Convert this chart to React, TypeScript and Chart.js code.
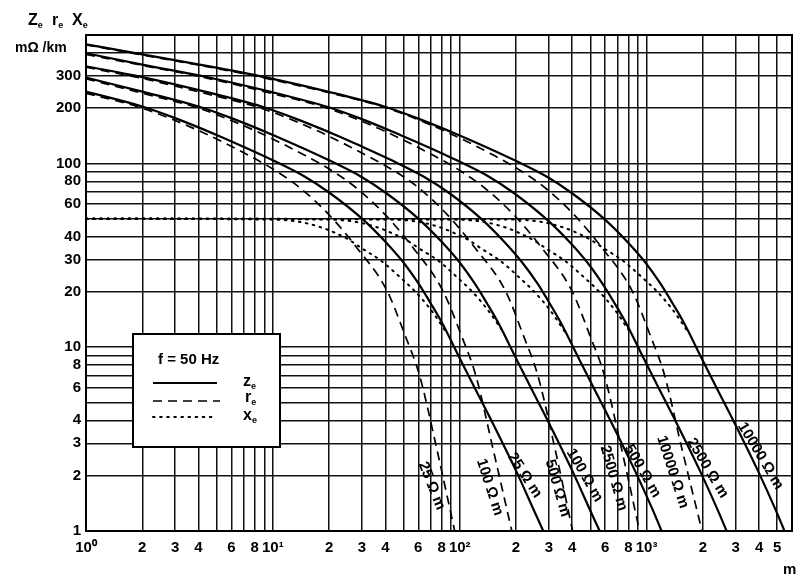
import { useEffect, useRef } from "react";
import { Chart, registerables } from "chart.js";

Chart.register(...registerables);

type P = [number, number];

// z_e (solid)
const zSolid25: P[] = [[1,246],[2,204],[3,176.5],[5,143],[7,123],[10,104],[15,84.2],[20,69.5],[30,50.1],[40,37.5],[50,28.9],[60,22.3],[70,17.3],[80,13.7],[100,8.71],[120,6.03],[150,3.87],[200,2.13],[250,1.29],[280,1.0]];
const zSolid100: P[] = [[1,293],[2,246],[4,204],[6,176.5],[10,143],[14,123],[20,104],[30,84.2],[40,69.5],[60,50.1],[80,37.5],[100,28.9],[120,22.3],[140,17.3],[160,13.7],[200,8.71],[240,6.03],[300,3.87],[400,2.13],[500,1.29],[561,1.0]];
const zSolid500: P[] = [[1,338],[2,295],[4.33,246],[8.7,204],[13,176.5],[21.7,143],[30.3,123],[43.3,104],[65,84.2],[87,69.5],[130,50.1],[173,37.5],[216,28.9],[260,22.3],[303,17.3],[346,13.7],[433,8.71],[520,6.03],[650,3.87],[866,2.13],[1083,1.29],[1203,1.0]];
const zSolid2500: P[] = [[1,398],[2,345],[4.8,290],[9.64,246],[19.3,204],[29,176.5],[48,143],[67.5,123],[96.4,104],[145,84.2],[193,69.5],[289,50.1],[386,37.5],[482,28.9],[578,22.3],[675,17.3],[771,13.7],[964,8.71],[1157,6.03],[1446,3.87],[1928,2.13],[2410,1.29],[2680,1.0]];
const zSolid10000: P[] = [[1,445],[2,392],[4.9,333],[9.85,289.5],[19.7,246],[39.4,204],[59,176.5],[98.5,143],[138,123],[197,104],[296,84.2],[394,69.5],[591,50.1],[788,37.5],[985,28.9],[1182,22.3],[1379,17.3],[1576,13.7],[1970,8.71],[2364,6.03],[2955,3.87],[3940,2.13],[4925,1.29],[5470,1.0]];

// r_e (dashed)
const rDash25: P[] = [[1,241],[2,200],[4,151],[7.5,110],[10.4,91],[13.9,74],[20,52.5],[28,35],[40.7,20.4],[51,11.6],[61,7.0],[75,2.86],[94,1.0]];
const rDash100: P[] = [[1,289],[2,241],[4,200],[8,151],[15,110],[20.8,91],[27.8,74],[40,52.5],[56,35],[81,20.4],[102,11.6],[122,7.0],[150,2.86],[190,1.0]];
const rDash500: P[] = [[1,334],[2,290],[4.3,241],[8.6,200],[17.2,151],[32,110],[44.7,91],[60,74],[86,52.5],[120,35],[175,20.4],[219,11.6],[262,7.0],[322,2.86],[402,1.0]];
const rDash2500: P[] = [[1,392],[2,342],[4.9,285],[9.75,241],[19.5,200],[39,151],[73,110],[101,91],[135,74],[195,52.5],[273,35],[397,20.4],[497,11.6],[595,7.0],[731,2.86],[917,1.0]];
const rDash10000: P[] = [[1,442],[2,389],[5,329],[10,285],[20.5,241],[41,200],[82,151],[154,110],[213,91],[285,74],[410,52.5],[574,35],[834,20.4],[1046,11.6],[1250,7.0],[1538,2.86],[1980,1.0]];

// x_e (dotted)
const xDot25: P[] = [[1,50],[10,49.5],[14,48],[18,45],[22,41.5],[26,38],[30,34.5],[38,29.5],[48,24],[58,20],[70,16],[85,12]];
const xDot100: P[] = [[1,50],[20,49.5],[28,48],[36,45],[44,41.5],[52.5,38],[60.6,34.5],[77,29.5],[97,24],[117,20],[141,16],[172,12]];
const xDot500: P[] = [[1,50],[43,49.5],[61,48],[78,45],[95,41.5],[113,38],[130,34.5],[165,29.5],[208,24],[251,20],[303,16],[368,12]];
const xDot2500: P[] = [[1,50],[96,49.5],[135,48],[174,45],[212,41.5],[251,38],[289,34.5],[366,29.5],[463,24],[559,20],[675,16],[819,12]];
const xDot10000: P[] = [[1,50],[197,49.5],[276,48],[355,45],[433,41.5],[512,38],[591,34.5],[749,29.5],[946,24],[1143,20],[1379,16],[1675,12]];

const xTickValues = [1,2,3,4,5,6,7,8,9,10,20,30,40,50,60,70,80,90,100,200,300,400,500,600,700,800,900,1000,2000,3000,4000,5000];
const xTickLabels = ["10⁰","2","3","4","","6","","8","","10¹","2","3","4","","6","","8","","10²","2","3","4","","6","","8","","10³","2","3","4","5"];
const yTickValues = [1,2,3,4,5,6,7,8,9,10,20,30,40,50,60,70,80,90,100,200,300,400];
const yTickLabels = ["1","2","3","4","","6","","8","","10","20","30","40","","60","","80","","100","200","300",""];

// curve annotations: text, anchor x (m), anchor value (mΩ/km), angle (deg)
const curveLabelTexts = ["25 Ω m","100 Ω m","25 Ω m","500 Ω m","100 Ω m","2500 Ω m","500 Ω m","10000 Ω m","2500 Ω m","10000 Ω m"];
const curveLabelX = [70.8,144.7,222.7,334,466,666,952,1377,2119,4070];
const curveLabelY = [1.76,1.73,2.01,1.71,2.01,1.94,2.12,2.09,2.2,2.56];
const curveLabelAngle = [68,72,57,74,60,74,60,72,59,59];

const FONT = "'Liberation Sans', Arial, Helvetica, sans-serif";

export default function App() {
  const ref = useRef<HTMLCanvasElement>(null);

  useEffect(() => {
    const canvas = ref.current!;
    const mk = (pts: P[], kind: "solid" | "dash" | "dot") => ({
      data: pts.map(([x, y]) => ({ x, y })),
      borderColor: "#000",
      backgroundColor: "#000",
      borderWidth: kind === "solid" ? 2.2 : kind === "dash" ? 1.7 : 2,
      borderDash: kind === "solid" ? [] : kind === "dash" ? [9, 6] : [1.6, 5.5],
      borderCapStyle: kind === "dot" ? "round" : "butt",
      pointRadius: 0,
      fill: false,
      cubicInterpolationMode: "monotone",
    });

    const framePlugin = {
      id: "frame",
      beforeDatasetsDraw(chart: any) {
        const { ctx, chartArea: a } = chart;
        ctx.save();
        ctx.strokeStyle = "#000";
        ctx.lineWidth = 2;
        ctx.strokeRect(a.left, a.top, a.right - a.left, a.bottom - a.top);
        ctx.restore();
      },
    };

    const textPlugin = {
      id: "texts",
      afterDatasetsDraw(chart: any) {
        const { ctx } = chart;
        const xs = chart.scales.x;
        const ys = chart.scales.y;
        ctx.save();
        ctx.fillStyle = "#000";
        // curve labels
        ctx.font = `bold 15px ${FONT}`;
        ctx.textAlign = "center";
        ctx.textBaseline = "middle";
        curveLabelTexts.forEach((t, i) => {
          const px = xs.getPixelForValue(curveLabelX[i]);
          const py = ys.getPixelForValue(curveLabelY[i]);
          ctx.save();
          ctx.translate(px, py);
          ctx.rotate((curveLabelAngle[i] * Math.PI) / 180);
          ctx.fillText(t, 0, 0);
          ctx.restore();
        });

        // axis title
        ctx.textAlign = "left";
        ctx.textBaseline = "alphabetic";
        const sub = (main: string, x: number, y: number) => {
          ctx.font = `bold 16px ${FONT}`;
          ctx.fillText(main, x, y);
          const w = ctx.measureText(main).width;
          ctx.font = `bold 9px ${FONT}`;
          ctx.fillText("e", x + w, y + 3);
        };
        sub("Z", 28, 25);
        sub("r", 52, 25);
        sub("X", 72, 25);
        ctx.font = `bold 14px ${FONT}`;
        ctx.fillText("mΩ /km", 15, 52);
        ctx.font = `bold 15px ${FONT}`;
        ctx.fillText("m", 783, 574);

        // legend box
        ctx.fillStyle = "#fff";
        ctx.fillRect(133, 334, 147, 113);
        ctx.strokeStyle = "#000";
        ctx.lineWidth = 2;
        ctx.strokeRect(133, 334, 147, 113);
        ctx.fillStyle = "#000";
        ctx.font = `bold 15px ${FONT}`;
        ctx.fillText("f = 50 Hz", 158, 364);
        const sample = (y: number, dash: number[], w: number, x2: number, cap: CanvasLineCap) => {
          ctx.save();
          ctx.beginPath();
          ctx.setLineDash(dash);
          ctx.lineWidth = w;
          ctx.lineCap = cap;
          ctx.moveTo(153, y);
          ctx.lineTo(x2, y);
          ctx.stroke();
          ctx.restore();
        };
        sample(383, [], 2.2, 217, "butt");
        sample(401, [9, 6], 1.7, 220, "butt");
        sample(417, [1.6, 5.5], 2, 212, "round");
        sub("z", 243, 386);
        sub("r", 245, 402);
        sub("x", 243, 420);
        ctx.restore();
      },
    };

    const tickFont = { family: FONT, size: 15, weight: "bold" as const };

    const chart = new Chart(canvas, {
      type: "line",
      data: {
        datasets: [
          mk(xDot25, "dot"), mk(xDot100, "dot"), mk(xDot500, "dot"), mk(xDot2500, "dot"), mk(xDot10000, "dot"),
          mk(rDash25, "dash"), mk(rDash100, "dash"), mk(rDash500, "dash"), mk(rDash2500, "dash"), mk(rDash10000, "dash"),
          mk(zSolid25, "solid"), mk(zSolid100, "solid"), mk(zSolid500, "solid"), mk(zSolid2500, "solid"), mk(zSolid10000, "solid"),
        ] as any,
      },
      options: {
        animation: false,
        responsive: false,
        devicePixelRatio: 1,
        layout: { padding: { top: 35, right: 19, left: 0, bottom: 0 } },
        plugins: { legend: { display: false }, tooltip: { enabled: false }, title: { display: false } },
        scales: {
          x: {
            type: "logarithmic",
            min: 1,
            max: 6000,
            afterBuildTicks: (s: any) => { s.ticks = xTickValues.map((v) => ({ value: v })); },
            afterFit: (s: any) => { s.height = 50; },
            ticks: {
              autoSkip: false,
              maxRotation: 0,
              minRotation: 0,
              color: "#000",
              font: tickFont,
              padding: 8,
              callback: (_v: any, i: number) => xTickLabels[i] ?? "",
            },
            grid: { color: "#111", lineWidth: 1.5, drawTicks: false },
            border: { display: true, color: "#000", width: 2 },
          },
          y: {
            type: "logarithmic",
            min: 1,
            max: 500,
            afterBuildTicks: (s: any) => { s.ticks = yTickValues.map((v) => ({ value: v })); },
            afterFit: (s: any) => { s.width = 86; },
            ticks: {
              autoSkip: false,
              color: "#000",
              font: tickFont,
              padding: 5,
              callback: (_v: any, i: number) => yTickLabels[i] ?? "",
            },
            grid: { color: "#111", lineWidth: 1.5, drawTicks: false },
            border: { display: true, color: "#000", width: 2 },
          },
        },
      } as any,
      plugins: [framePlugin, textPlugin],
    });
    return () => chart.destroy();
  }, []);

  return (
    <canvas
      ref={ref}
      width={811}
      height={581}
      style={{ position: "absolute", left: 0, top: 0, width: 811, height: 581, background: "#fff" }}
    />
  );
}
····················
• THE TASK
Restate, line by line and word for word, everything from the top of the material through the line that contains "type P = [number, number];". Leave pictures out.

• WRITTEN ANSWER
Convert this chart to React, TypeScript and Chart.js code.
import { useEffect, useRef } from "react";
import { Chart, registerables } from "chart.js";

Chart.register(...registerables);

type P = [number, number];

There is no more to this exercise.